• **WHAT YOU ARE ASKED TO DO**
Give the number of lines that contain the string "with", please, and nothing else.

• **DATA IN THIS EXERCISE**
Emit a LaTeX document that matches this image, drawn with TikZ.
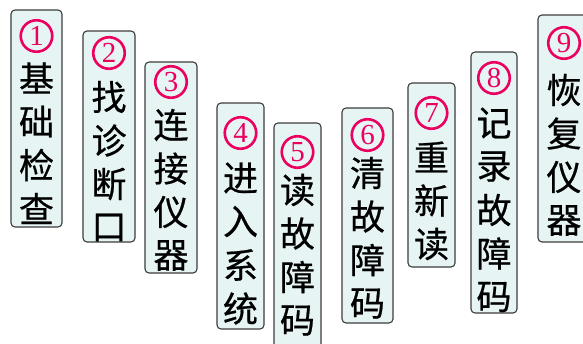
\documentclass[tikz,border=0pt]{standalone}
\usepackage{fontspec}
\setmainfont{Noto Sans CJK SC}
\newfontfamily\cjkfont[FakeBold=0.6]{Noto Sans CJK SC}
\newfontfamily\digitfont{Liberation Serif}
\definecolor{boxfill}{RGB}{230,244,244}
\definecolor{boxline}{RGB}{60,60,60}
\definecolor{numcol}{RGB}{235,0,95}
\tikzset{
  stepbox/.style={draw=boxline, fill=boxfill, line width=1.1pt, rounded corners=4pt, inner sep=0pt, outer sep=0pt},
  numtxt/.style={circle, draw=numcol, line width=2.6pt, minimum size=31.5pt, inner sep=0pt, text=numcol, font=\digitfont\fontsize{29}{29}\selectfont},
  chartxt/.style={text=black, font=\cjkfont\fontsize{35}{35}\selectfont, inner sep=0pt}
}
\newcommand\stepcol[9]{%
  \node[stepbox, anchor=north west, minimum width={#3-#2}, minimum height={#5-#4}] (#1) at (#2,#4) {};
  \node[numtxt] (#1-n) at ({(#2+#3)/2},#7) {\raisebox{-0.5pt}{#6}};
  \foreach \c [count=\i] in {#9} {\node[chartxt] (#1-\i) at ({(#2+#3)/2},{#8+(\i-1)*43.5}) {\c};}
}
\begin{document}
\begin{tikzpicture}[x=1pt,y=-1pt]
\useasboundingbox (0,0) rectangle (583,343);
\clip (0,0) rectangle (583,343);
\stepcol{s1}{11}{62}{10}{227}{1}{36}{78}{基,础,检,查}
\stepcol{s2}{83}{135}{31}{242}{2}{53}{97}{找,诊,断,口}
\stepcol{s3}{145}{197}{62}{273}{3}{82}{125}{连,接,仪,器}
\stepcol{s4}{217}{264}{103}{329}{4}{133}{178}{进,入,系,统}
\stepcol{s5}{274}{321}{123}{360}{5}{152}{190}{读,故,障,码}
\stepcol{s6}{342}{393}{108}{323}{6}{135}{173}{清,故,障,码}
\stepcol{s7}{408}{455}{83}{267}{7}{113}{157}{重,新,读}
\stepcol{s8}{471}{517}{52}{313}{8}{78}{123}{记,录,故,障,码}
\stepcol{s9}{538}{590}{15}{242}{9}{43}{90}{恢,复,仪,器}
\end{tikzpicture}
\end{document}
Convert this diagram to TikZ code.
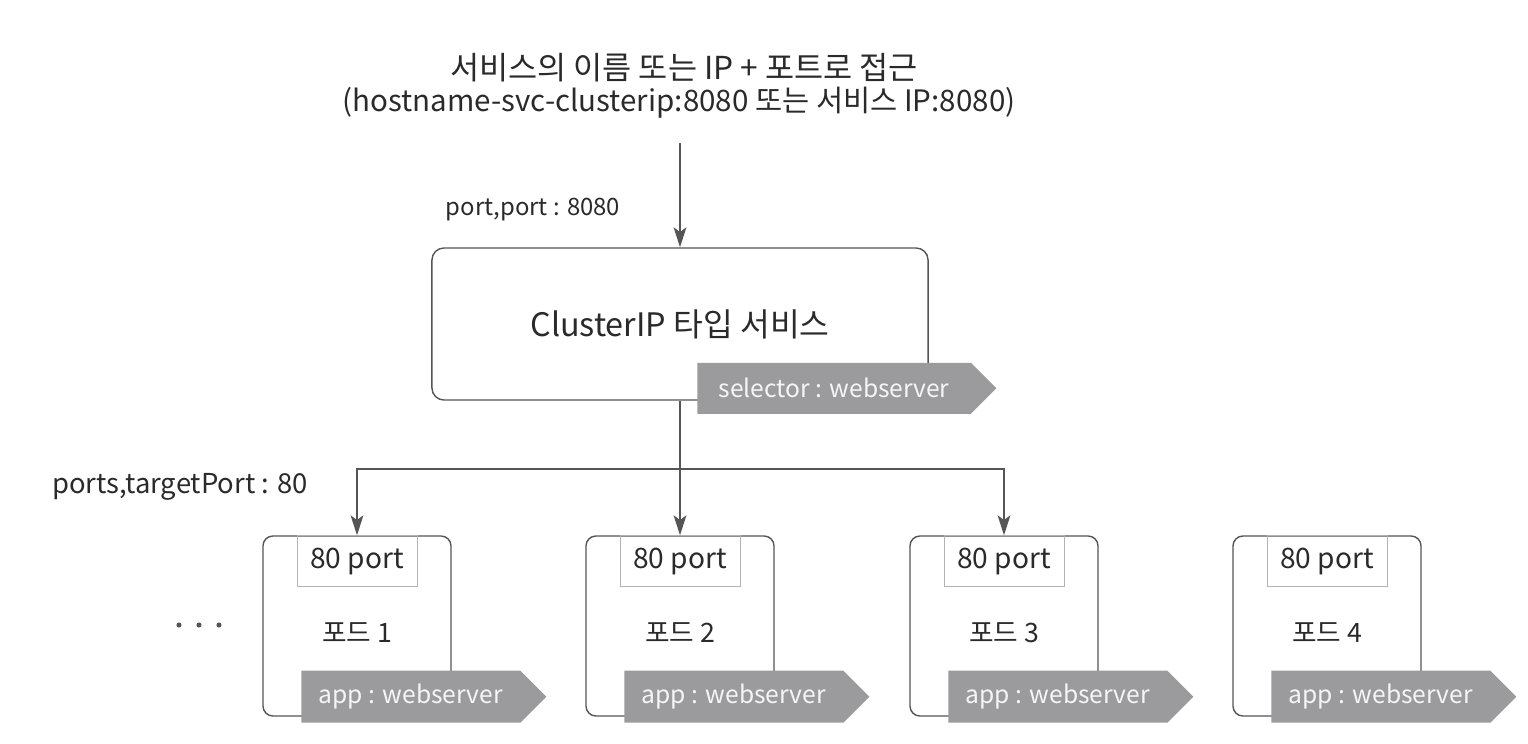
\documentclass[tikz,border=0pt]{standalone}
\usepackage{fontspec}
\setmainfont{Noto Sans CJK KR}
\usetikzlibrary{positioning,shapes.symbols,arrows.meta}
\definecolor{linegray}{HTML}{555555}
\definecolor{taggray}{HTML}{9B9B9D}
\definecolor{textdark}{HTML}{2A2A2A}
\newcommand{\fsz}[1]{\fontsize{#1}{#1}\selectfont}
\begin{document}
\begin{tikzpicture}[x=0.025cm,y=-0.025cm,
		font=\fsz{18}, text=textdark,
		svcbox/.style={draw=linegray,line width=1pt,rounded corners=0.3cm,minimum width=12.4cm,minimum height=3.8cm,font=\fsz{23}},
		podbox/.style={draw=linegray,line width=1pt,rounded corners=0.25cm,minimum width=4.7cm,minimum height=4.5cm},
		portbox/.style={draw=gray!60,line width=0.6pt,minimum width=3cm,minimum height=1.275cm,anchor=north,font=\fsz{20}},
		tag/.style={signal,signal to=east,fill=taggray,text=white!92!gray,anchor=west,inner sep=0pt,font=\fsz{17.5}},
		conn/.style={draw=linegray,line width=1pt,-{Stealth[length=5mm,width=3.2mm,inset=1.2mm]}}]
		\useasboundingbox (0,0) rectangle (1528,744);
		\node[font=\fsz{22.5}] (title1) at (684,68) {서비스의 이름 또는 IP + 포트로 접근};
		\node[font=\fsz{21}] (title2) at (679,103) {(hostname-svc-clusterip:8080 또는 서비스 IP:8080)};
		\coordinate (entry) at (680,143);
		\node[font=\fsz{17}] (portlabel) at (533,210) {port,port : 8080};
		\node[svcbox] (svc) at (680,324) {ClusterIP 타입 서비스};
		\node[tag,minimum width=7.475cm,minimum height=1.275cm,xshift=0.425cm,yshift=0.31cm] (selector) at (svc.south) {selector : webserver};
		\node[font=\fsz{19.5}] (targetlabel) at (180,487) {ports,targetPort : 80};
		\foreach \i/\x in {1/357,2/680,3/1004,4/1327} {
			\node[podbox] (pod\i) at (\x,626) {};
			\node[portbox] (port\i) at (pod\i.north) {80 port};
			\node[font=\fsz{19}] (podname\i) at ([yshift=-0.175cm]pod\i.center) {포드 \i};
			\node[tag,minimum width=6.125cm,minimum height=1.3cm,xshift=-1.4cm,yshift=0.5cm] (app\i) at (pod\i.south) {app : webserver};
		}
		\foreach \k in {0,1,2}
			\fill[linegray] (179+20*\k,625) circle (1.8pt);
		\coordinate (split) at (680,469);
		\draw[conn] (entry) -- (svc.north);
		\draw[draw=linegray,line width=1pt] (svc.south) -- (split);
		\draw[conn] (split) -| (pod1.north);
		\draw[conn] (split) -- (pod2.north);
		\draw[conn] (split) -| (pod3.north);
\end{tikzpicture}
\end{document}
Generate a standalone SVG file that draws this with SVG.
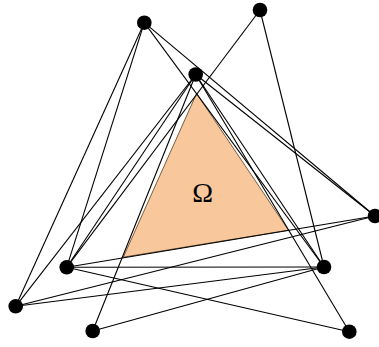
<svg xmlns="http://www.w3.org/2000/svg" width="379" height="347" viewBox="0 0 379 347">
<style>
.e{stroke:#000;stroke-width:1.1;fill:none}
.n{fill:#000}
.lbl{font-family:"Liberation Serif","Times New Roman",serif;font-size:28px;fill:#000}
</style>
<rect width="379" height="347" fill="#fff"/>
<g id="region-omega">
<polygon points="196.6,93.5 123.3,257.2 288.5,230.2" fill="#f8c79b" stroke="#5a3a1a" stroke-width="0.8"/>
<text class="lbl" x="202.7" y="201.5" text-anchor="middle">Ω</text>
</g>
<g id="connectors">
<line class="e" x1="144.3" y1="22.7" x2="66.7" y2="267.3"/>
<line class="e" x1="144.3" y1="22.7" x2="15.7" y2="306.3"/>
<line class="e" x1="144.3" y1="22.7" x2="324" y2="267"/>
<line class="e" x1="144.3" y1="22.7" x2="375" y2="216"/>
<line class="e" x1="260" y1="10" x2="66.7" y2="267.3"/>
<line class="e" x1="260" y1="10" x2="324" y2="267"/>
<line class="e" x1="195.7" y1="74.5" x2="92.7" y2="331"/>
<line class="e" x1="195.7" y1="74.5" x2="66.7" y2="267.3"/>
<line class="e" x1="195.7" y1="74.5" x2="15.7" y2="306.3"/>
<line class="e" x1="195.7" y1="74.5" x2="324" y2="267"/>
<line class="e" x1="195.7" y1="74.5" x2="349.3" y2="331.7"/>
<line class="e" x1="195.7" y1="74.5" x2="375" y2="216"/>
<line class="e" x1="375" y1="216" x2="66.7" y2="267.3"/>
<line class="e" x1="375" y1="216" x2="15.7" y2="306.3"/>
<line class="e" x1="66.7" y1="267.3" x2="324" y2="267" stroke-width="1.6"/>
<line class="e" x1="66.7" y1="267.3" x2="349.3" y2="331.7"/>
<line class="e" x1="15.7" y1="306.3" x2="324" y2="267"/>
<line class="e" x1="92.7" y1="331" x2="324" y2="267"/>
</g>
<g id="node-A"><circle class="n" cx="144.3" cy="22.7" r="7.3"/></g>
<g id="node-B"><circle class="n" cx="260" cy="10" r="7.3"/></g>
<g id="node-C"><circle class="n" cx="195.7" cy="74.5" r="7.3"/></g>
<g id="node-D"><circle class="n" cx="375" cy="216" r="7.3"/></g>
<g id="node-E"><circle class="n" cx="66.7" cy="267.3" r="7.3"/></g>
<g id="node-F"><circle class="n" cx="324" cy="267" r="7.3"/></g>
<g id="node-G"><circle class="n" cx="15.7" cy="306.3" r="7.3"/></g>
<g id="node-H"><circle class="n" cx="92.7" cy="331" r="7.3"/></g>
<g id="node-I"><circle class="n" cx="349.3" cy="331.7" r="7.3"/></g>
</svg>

• **SOLUTION TO THIS TASK**
2